Chairman of Nassa Group
- Incumbent
- Assumed office 1990

Chairman of Bangladesh Association of Banks
- In office 21 January 2008 – 9 September 2024
- Preceding: Abdul Hai Sarkar
- Preceded by: M. Syeduzzaman

Personal details
- Born: September 1956 (age 69)
- Citizenship: Bangladesh
- Domestic partner: Nasrin Islam
- Children: 2
- Alma mater: University of Chittagong
- Occupation: Businessman

= Nazrul Islam Mazumder =

Bangladeshi industrialist and businessman

Nazrul Islam Mazumder (born December 1956; locally known as Helal Saheb) is a Bangladeshi industrialist and businessman, best known as the founder and chairman of Nassa Group. Under his leadership, Nassa Group, established in 1990, has grown into one of the country's largest conglomerates, with operations spanning sectors including apparel manufacturing, banking, real estate, stock brokerage, education, and travel.

== Early life ==
Mazumder was born in December 1956 in Laksam Upazila of Comilla District, Bangladesh. He graduated with an Honours degree in English from Chittagong University and later a master's degree in the same subject in 1980.

== Career ==
Mazumder founded the Nassa Group of Industries in 1990. Since its establishment, he has been serving as the chairman of the group.
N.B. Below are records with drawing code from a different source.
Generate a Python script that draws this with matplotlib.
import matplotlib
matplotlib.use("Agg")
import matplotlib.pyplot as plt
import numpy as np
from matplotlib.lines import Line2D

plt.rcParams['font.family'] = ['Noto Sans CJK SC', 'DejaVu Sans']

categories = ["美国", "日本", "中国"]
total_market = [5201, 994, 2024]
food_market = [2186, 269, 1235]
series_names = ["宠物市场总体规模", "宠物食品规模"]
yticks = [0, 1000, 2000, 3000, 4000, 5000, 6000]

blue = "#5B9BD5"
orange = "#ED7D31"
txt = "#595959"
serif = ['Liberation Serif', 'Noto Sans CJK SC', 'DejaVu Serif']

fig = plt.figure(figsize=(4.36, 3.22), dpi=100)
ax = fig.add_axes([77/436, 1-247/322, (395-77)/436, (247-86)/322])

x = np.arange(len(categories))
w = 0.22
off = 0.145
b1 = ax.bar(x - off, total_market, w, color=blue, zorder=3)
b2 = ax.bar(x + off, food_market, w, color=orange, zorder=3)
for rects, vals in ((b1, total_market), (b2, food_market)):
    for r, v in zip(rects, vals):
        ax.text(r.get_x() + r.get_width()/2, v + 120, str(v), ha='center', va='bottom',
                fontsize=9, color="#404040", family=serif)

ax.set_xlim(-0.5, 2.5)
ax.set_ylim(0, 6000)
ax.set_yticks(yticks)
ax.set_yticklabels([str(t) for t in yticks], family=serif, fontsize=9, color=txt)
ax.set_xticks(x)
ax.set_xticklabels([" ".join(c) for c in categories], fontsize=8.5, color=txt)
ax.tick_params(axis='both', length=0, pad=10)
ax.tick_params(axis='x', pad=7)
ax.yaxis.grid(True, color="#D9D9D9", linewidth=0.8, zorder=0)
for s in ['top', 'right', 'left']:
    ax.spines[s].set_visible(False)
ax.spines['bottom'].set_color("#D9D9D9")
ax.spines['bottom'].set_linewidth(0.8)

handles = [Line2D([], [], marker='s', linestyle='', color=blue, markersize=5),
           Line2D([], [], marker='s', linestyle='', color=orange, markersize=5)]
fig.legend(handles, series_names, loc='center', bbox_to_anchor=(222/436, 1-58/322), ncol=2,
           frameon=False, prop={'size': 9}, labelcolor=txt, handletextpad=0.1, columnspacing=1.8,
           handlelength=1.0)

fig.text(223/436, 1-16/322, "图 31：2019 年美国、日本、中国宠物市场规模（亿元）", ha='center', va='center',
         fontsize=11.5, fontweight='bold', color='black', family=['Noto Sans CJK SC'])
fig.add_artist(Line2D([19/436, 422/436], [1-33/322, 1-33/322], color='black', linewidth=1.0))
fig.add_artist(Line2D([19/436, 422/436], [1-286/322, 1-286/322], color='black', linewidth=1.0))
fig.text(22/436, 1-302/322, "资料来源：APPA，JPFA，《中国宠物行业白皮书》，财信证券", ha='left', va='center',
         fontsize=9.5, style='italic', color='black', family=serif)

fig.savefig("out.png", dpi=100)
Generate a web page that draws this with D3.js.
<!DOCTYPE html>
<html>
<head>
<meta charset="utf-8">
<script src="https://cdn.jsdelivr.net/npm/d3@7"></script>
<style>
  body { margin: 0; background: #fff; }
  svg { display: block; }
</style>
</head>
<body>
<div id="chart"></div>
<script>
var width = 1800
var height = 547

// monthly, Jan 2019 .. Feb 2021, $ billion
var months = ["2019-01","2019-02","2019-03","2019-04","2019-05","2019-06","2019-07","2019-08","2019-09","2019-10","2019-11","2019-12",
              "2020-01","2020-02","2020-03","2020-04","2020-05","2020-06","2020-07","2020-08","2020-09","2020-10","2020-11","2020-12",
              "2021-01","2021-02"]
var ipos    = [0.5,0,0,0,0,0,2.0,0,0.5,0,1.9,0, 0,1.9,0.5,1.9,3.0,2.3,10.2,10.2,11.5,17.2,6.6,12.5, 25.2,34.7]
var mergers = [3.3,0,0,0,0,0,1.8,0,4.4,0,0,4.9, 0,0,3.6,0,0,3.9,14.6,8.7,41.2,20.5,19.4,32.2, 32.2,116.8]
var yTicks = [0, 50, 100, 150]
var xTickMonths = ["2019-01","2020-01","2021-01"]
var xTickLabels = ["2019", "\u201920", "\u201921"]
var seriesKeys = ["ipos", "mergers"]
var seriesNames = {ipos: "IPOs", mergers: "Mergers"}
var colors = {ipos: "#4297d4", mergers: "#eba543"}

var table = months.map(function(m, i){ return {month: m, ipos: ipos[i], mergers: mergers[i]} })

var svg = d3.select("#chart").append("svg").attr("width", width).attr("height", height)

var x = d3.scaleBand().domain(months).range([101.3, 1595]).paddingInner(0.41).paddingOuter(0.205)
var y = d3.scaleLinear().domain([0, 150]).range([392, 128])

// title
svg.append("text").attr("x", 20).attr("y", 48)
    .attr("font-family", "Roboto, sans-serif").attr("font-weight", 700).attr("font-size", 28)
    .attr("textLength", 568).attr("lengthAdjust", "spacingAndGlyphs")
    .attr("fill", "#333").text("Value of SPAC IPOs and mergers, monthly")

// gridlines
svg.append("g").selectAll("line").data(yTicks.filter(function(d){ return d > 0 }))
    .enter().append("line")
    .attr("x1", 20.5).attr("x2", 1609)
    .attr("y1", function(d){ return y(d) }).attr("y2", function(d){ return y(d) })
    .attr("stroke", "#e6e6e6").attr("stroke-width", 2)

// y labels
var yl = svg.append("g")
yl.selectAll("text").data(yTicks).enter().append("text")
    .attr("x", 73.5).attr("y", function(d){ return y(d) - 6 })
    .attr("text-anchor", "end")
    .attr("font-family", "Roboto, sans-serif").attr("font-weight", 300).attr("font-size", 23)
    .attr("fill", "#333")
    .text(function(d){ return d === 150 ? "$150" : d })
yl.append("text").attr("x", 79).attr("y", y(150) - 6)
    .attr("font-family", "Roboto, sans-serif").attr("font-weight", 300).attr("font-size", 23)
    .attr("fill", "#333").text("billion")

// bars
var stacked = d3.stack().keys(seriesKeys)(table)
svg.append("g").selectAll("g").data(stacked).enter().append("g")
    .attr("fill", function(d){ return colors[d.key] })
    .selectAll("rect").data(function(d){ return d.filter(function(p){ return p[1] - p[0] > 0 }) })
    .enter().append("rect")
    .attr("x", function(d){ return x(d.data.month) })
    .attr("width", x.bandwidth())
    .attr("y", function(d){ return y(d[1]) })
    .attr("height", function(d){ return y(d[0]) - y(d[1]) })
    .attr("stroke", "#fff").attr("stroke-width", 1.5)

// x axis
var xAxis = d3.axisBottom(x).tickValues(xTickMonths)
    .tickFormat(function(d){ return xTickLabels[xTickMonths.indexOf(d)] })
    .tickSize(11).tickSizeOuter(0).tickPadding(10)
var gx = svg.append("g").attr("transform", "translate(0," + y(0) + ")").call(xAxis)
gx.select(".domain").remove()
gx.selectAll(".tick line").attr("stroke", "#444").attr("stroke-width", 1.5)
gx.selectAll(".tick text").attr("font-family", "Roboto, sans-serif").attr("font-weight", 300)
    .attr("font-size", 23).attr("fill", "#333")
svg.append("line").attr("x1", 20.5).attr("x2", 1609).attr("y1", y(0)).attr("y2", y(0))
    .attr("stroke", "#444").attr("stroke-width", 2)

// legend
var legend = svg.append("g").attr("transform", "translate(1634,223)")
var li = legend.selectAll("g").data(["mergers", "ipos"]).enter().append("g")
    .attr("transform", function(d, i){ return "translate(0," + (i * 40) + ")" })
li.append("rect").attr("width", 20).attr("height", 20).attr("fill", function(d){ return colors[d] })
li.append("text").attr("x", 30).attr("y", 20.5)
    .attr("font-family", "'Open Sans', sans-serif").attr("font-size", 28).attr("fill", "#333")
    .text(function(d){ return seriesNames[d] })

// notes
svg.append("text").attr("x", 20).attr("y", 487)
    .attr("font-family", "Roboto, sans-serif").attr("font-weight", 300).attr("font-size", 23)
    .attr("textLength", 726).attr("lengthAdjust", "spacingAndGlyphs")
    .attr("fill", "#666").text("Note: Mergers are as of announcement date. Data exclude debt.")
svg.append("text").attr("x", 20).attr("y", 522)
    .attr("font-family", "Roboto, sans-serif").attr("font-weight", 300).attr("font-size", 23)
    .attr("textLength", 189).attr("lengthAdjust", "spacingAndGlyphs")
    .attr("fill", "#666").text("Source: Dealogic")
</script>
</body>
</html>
Mazumder established the Exim Bank Agricultural University Bangladesh (EBAUBI) at Boro Indara More, Sadar Upazila, Chapainawabganj district. It is recognized as the country's first private agricultural university. He also established a Deobandi Madrasa in his area in 2002. After the founding chairman died, he served as chairman from 2009 to August 2024. In January 2008, he was elected chairman of the Bangladesh Association of Banks (BAB), an organization of private bank entrepreneurs. He served as the chairman of the BAB for nearly 17 years during the Awami League government from 2008.

On 17 February 2025, the Anti-Corruption Commission (ACC) filed a case against Mazumder for amassing illegal wealth worth 7.81 billion BDT. The ACC believes he has acquired such huge wealth by abusing his power, which his income cannot explain. The same complaint states that he has benefited entrepreneurs with vested interests by collecting donations from various banks and reforming the Bank Company Act.

On 25 August 2024, Bangladesh Bank restructured the board of directors of Exim Bank and removed the names of Mazumder and his wife from the board of directors. At the same time, the Bangladesh Financial Intelligence Unit (BFIU) froze his and his wife's bank accounts. Accordingly, on 1 January 2025, he and his family were banned from travelling abroad. Later, on 4 February 2025, the Dhaka Criminal Special Judge's Court ordered the seizure of 52 bank accounts of his wife and two children. On 2 October 2024, the police arrested him from the Gulshan area of Dhaka and interrogated him in the ACC case as well as in the murder case of a student at that time. The investigating agency observed that he had assets worth about £43.23 million in the United Kingdom, which he is suspected of having acquired without legal means.

== Personal life ==
Mazumder's wife, Nasrin Islam, is the venture director of Exim Bank. The couple has two children: elder daughter Anika Islam is a director of Nassa Properties Limited in London, and son Walid Ibne Islam was director of Nassa Group in Bangladesh from 2013 to 2021.